Hay buenos pintores jóvenes. Pero eso no tiene mérito porque cuando uno es joven eso no es difícil ya que todo lo que hacemos viene impregnado por una fuerza que embellece cualquier error. Luego hay buenos pintores. Estos con su destreza nos tranquilizan y confiamos en su obra cómo confiamos en el que nos vende el pan. Después hay artistas. Se les perdona que no sean tan abnegados a cambio de que nos dejen ser cómplices de su ingenio. Y por último hay poetas, que no necesitan demostrar nada porque su labor es íntima y tiende al silencio.
Ahora que muchos artistas son subsidiarios de cierta inmediatez literaria, destacan con más limpieza los que han confiado en la autonomía y la capacidad contaminante del lenguaje plástico. Un idioma universal capaz de modificar el pensamiento y por tanto cargado de moral.
El poeta-pintor Aurelio era un extranjero. Como tal, veía el mundo con la inquietud y el deseo del que siente con urgencia. Sus árboles de Alhama, sus puentes viejos, nos indicaron lugares que no podíamos encontrar en ningún mapa. Más tarde, obsoletas las referencias nos dio alas para ir del árbol al puente, del puente al amarillo y del amarillo a la casa que es del que la habita, sea este quien sea y venga de donde venga.
Sus cuadros paisajes nómadas poblados por quienes no ven en el Color una vibración de luz sino una patria. No hay horizontes en sus paisajes porque su mirada no fue horizontal porque se volvió hacia él y hacia todos. Sus figuras finalmente huérfanas nadan para siempre en abismos densos de color, convertidos en un único territorio inabarcable. Una brisa de optimista soledad inunda estas obras que tienen la virtud de haber nacido nuevas, cómo noticias de un mundo con el que no contábamos pero ya imprescindible. Un mundo con el entusiasmo de un niño a bordo de una bicicleta con volante.
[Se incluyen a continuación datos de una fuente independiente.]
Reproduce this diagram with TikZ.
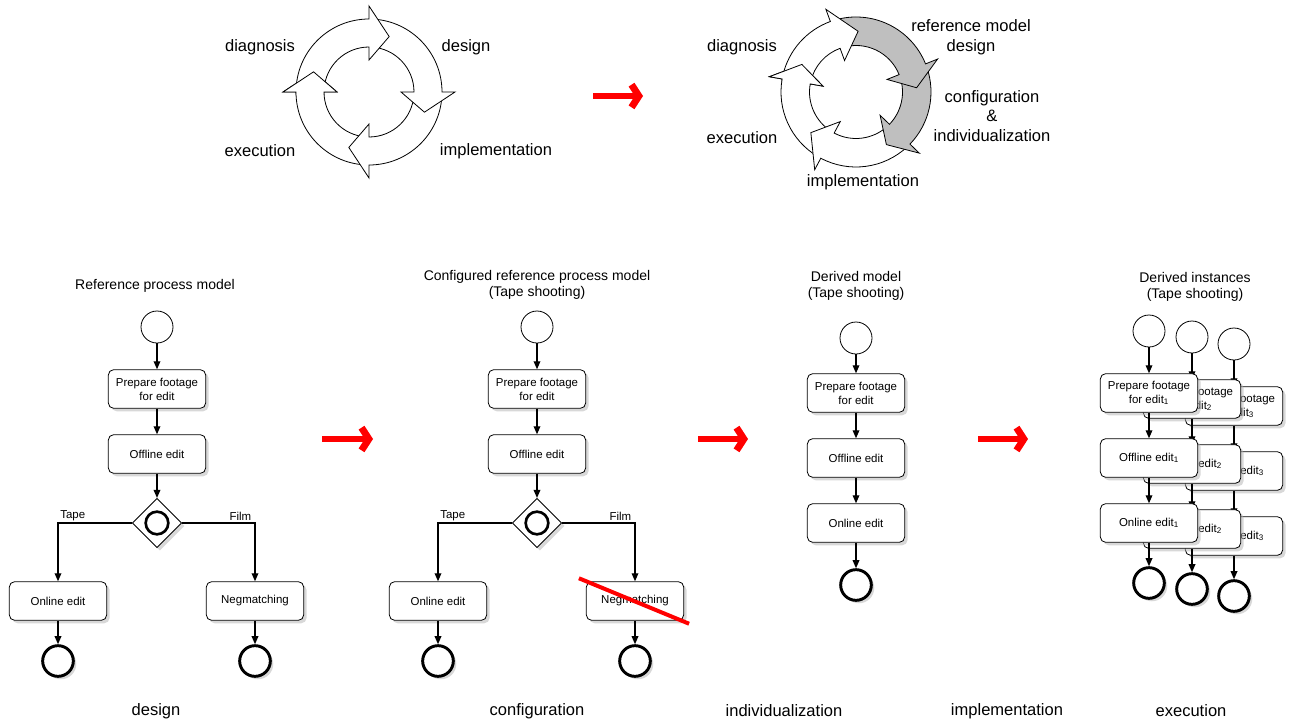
\documentclass[tikz,border=0pt]{standalone}
\usepackage{fontspec}
\setmainfont{Liberation Sans}
\usetikzlibrary{arrows.meta, shapes.geometric, shadows}

\tikzset{
  softshadow/.style={drop shadow={shadow xshift=2.2pt, shadow yshift=-2.2pt, fill=black!30}},
  task/.style={draw, line width=0.6pt, rounded corners=4pt, fill=white, minimum width=73pt, minimum height=29pt, align=center, inner sep=1pt, font=\fontsize{8.6}{10.4}\selectfont, softshadow},
  startev/.style={circle, draw, line width=0.6pt, fill=white, minimum size=24pt, inner sep=0pt},
  endev/.style={circle, draw, line width=2.2pt, fill=white, minimum size=23pt, inner sep=0pt, softshadow},
  gate/.style={diamond, draw, line width=0.6pt, fill=white, minimum size=37pt, inner sep=0pt, softshadow},
  gatemark/.style={circle, draw, line width=2pt, minimum size=17pt, inner sep=0pt},
  flow/.style={line width=0.9pt, -{Triangle[length=6pt, width=5pt]}},
  branch/.style={above, inner sep=1.5pt, font=\fontsize{8.6}{10}\selectfont},
  title/.style={align=center, font=\fontsize{10.5}{12.2}\selectfont},
  phase/.style={align=center, font=\fontsize{12.4}{14.6}\selectfont},
  redarrow/.style={red, line width=5.2pt, -{Straight Barb[length=5.5pt, width=17pt, line width=5.2pt]}},
  strike/.style={red, line width=3pt}
}

% one block arrow of a cycle: tail angle, head angle, tip offset, fill
\newcommand{\cyclearrow}[4]{%
  \draw[fill=#4, line width=0.6pt, line join=miter]
    (#1:\ringout) arc[start angle=#1, end angle=#2, radius=\ringout]
    -- (#2:{\ringout+13}) -- ({#2-#3}:{(\ringin+\ringout)/2})
    -- (#2:{\ringin-13}) -- (#2:\ringin)
    arc[start angle=#2, end angle=#1, radius=\ringin] -- cycle;}

\begin{document}
\begin{tikzpicture}[x=0.75pt, y=-0.75pt]
  \useasboundingbox (0,0) rectangle (1296,721);

  % Classic cycle
  \begin{scope}[shift={(369,92)}, yscale=-1]
    \def\ringin{45}\def\ringout{73}
    \cyclearrow{-93}{-180}{20}{white}
    \cyclearrow{-3}{-90}{20}{white}
    \cyclearrow{87}{0}{20}{white}
    \cyclearrow{177}{90}{20}{white}
    \begin{scope}
      \clip (0,0) -- (-178:100) -- (-215:100) -- cycle;
      \cyclearrow{-93}{-180}{20}{white}
    \end{scope}
  \end{scope}
  \node[phase] (diag1) at (260,47) {diagnosis};
  \node[phase] (des1) at (466,47) {design};
  \node[phase] (exe1) at (260,151) {execution};
  \node[phase] (imp1) at (496,151) {implementation};

  % Cycle with reference model
  \begin{scope}[shift={(856,92)}, yscale=-1]
    \def\ringin{46.5}\def\ringout{75}
    \cyclearrow{-121}{-190}{17}{white}
    \cyclearrow{-47}{-118}{20}{white}
    \cyclearrow{19}{-44}{16}{gray!50}
    \cyclearrow{107}{22}{18}{gray!50}
    \cyclearrow{167}{110}{22}{white}
    \begin{scope}
      \clip (0,0) -- (-188:100) -- (-215:100) -- cycle;
      \cyclearrow{-121}{-190}{17}{white}
    \end{scope}
  \end{scope}
  \node[phase] (diag2) at (742,47) {diagnosis};
  \node[phase] (rmd) at (971,37) {reference model\\design};
  \node[phase] (cfg) at (992,116) {configuration\\\&\\individualization};
  \node[phase] (exe2) at (742,138) {execution};
  \node[phase] (imp2) at (863,182) {implementation};

  % Red arrows
  \coordinate (ra1) at (593,96);  \coordinate (rb1) at (643,96);
  \coordinate (ra2) at (322,439); \coordinate (rb2) at (373,439);
  \coordinate (ra3) at (698,439); \coordinate (rb3) at (748,439);
  \coordinate (ra4) at (978,439); \coordinate (rb4) at (1028,439);
  \draw[redarrow] (ra1) -- (rb1);
  \draw[redarrow] (ra2) -- (rb2);
  \draw[redarrow] (ra3) -- (rb3);
  \draw[redarrow] (ra4) -- (rb4);

  % Reference process model
  \node[title] (title1) at (155,286) {Reference process model};
  \node[startev] (s1) at (157,327) {};
  \node[task] (p1) at (157,389) {Prepare footage\\for edit};
  \node[task] (o1) at (157,454) {Offline edit};
  \node[gate] (g1) at (157,523) {};
  \node[gatemark] (gm1) at (g1) {};
  \node[task] (n1) at (58,601) {Online edit};
  \node[task] (m1) at (255,601) {Negmatching};
  \node[endev] (e1a) at (58,661) {};
  \node[endev] (e1b) at (255,661) {};
  \draw[flow] (s1) -- (p1);
  \draw[flow] (p1) -- (o1);
  \draw[flow] (o1) -- (g1);
  \draw[flow] (g1.west) -| node[branch, pos=0.4] {Tape} (n1);
  \draw[flow] (g1.east) -| node[branch, pos=0.4] {Film} (m1);
  \draw[flow] (n1) -- (e1a);
  \draw[flow] (m1) -- (e1b);

  % Configured reference process model
  \node[title] (title2) at (537,285) {Configured reference process model\\(Tape shooting)};
  \node[startev] (s2) at (537,327) {};
  \node[task] (p2) at (537,389) {Prepare footage\\for edit};
  \node[task] (o2) at (537,454) {Offline edit};
  \node[gate] (g2) at (537,523) {};
  \node[gatemark] (gm2) at (g2) {};
  \node[task] (n2) at (438,601) {Online edit};
  \node[task] (m2) at (635,601) {Negmatching};
  \node[endev] (e2a) at (438,661) {};
  \node[endev] (e2b) at (635,661) {};
  \draw[flow] (s2) -- (p2);
  \draw[flow] (p2) -- (o2);
  \draw[flow] (o2) -- (g2);
  \draw[flow] (g2.west) -| node[branch, pos=0.4] {Tape} (n2);
  \draw[flow] (g2.east) -| node[branch, pos=0.4] {Film} (m2);
  \draw[flow] (n2) -- (e2a);
  \draw[flow] (m2) -- (e2b);
  \draw[strike] ([shift={(-7,-3)}]m2.north west) -- ([shift={(5,3)}]m2.south east);

  % Derived model
  \node[title] (title3) at (856,286) {Derived model\\(Tape shooting)};
  \node[startev] (s3) at (856,338) {};
  \node[task] (p3) at (856,393) {Prepare footage\\for edit};
  \node[task] (o3) at (856,458) {Offline edit};
  \node[task] (n3) at (856,523) {Online edit};
  \node[endev] (e3) at (856,585) {};
  \draw[flow] (s3) -- (p3);
  \draw[flow] (p3) -- (o3);
  \draw[flow] (o3) -- (n3);
  \draw[flow] (n3) -- (e3);

  % Derived instances
  \node[title] (title4) at (1195,287) {Derived instances\\(Tape shooting)};
  % instance 3
  \node[startev] (s43) at (1234,344) {};
  \node[task] (p43) at (1234,406) {Prepare footage\\for edit\textsubscript{3}};
  \node[task] (o43) at (1234,471) {Offline edit\textsubscript{3}};
  \node[task] (n43) at (1234,536) {Online edit\textsubscript{3}};
  \node[endev] (e43) at (1234,596) {};
  \draw[flow] (s43) -- (p43);
  \draw[flow] (p43) -- (o43);
  \draw[flow] (o43) -- (n43);
  \draw[flow] (n43) -- (e43);
  % instance 2
  \node[startev] (s42) at (1192,337) {};
  \node[task] (p42) at (1192,399) {Prepare footage\\for edit\textsubscript{2}};
  \node[task] (o42) at (1192,464) {Offline edit\textsubscript{2}};
  \node[task] (n42) at (1192,529) {Online edit\textsubscript{2}};
  \node[endev] (e42) at (1192,589) {};
  \draw[flow] (s42) -- (p42);
  \draw[flow] (p42) -- (o42);
  \draw[flow] (o42) -- (n42);
  \draw[flow] (n42) -- (e42);
  % instance 1
  \node[startev] (s41) at (1149,331) {};
  \node[task] (p41) at (1149,393) {Prepare footage\\for edit\textsubscript{1}};
  \node[task] (o41) at (1149,458) {Offline edit\textsubscript{1}};
  \node[task] (n41) at (1149,523) {Online edit\textsubscript{1}};
  \node[endev] (e41) at (1149,583) {};
  \draw[flow] (s41) -- (p41);
  \draw[flow] (p41) -- (o41);
  \draw[flow] (o41) -- (n41);
  \draw[flow] (n41) -- (e41);

  % Phases
  \node[phase] (ph1) at (156,711) {design};
  \node[phase] (ph2) at (537,711) {configuration};
  \node[phase] (ph3) at (784,711) {individualization};
  \node[phase] (ph4) at (1007,711) {implementation};
  \node[phase] (ph5) at (1191,711) {execution};
\end{tikzpicture}
\end{document}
Aurelio fue un hombre sobrio y vehemente a la vez, tenía la mirada lejana y alerta del que cuida una isla descubierta en secreto. Amueblada despacio con íntimas emociones. La nave en la que navegó tenía por nombre Alcanara y no fue amigo de mucha tripulación. Sí era necesario, podía romper el silencio y defenderse a pecho del abordaje estéril de los hombres grises. En recompensa por tanto esfuerzo en la construcción de un mundo, los dioses le dieron algo que sí tiene mérito : ser para siempre un poeta joven.
Días antes de su fallecimiento fui a visitar a Aurelio. Los dos sabíamos que era la última vez que íbamos a hablar de pintura, recuerdo algunos hermosos y emocionantes silencios. Al final nos despedimos. Él me tendió su mano enferma, temblorosa pero contundente, y yo la estreché conciente de lo que significaba. Pero en el último momento, con un tremendo esfuerzo, apretando con sus pocas energías me miró fijo a los ojos y me dijo: “Haro, desconfía siempre del público”. Después se reclinó sobre la almohada como quien acaba de contarte un gran secreto. Creo que ese tremendo recelo nacía de un instinto de protección hacia lo único que de verdad puede salvar a un artista: su obra.